(The request) Write the data out again exactly, with no pictures.
______
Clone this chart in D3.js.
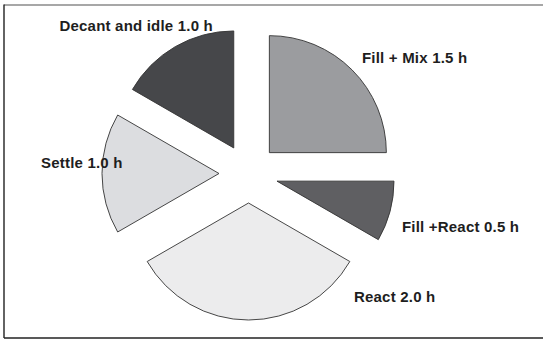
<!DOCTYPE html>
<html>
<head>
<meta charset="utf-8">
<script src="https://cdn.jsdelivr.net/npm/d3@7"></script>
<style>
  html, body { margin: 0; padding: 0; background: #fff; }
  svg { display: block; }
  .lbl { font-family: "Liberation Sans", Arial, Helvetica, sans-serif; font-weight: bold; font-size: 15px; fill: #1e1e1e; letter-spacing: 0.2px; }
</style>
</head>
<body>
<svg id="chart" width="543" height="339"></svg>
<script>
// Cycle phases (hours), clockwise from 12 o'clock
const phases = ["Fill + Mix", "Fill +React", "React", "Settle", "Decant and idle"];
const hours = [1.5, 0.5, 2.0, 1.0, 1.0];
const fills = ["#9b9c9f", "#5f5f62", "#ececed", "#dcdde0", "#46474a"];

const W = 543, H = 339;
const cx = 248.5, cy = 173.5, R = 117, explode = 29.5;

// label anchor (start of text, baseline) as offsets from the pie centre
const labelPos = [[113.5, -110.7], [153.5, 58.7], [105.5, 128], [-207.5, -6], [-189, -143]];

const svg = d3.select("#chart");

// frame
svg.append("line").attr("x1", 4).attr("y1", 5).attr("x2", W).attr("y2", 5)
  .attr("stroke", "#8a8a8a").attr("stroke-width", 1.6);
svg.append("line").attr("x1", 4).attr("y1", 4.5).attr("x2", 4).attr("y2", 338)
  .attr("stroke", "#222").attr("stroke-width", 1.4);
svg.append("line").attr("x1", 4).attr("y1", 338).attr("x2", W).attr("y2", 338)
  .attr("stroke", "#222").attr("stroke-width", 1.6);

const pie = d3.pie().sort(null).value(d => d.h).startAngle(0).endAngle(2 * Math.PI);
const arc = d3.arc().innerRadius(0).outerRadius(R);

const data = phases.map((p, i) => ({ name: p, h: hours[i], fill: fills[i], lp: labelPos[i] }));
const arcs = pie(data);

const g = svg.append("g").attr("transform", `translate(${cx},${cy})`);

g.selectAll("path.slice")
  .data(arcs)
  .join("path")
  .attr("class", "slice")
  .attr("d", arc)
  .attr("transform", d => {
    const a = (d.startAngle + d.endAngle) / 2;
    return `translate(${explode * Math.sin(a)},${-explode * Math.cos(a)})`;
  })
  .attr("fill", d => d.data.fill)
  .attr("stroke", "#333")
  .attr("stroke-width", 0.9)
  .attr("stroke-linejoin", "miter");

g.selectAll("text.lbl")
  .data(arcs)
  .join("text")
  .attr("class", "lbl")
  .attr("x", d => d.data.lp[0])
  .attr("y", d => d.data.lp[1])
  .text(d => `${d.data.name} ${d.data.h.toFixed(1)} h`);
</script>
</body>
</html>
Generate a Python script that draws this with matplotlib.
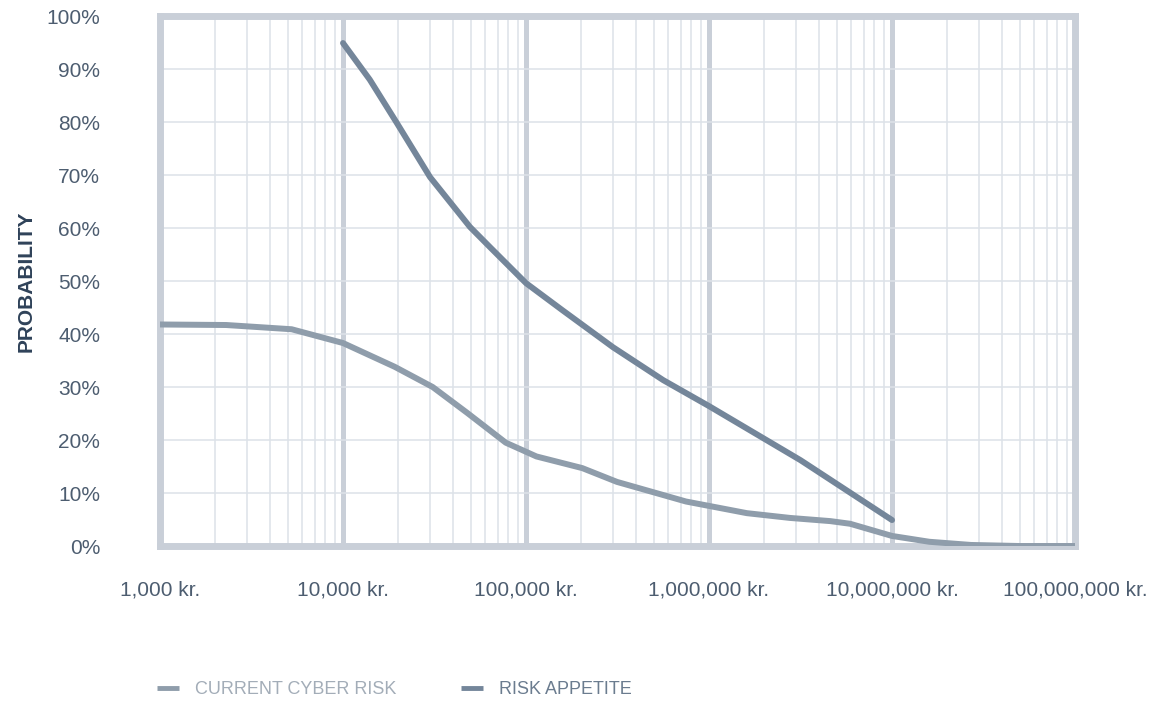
______
(Task result)
Clone this chart in D3.js.
<!DOCTYPE html>
<html>
<head>
<meta charset="utf-8">
<script src="https://cdn.jsdelivr.net/npm/d3@7"></script>
<style>
  html, body { margin: 0; padding: 0; background: #fff; }
  svg { display: block; }
  .lbl { font-family: "Liberation Sans", Arial, Helvetica, sans-serif; font-weight: bold; font-size: 15px; fill: #1e1e1e; letter-spacing: 0.2px; }
</style>
</head>
<body>
<svg id="chart" width="543" height="339"></svg>
<script>
// Cycle phases (hours), clockwise from 12 o'clock
const phases = ["Fill + Mix", "Fill +React", "React", "Settle", "Decant and idle"];
const hours = [1.5, 0.5, 2.0, 1.0, 1.0];
const fills = ["#9b9c9f", "#5f5f62", "#ececed", "#dcdde0", "#46474a"];

const W = 543, H = 339;
const cx = 248.5, cy = 173.5, R = 117, explode = 29.5;

// label anchor (start of text, baseline) as offsets from the pie centre
const labelPos = [[113.5, -110.7], [153.5, 58.7], [105.5, 128], [-207.5, -6], [-189, -143]];

const svg = d3.select("#chart");

// frame
svg.append("line").attr("x1", 4).attr("y1", 5).attr("x2", W).attr("y2", 5)
  .attr("stroke", "#8a8a8a").attr("stroke-width", 1.6);
svg.append("line").attr("x1", 4).attr("y1", 4.5).attr("x2", 4).attr("y2", 338)
  .attr("stroke", "#222").attr("stroke-width", 1.4);
svg.append("line").attr("x1", 4).attr("y1", 338).attr("x2", W).attr("y2", 338)
  .attr("stroke", "#222").attr("stroke-width", 1.6);

const pie = d3.pie().sort(null).value(d => d.h).startAngle(0).endAngle(2 * Math.PI);
const arc = d3.arc().innerRadius(0).outerRadius(R);

const data = phases.map((p, i) => ({ name: p, h: hours[i], fill: fills[i], lp: labelPos[i] }));
const arcs = pie(data);

const g = svg.append("g").attr("transform", `translate(${cx},${cy})`);

g.selectAll("path.slice")
  .data(arcs)
  .join("path")
  .attr("class", "slice")
  .attr("d", arc)
  .attr("transform", d => {
    const a = (d.startAngle + d.endAngle) / 2;
    return `translate(${explode * Math.sin(a)},${-explode * Math.cos(a)})`;
  })
  .attr("fill", d => d.data.fill)
  .attr("stroke", "#333")
  .attr("stroke-width", 0.9)
  .attr("stroke-linejoin", "miter");

g.selectAll("text.lbl")
  .data(arcs)
  .join("text")
  .attr("class", "lbl")
  .attr("x", d => d.data.lp[0])
  .attr("y", d => d.data.lp[1])
  .text(d => `${d.data.name} ${d.data.h.toFixed(1)} h`);
</script>
</body>
</html>
Generate a Python script that draws this with matplotlib.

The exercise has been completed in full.